How Do I Accept a Surprise Pregnancy?
Submitted by maryf
I am completely depressed but I am at work and cannot talk to a therapist or friend right now and really want advice from someone who has had a child. I was on a birth control pill where your period comes only once every 3 months. I had some some odd bleeding a month ago and went to my MD who did several tests for ovarian cancer that ended up abnormal. At any rate, after repeating this CA125 ovarian cancer test and a routine pregancy blood test 3 days ago and discovered that rather than having ovarian cancer, the cancer test was abnormal because I am 12 weeks pregnant. Not even 4 weeks. 12!!

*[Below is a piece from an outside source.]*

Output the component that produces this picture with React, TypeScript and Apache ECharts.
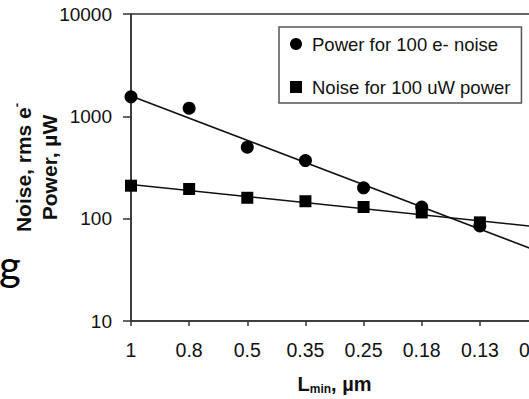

This was totally unexpected for both me and the doctor. I feel that I am in shock. I am 35 years old, did not want children and have never had an "accident" before with birth control. I have always been very careful because I do not believe in abortion. Now I am devastated by this news. I know that I am ungrateful. I have a great boyfriend of 2 years who is very happy and accepting, and independent of him, I have a great career and decent income.
I know I should feel very happy since so many people cannot have children, and given that I do not have ovarian cancer. Yet I do not know how to start to accept the pregnancy and changes in my life. I have not told anyone. I am completely depressed. What do I do? Where do I start? I do not know how to take care of a child at all!! I grew up in foster care. I am terrified that I will not be a good parent. I do not have any family nearby. What is the first step??? How do I get ready for a baby? Who do I go to talk to first????
I do not believe in abortion and it is not an option for me. I do not judge others but I do not think it is right to terminate another person's life. I want to find a way to come to terms with this so I can be a good parent but do not know where to start emotionally.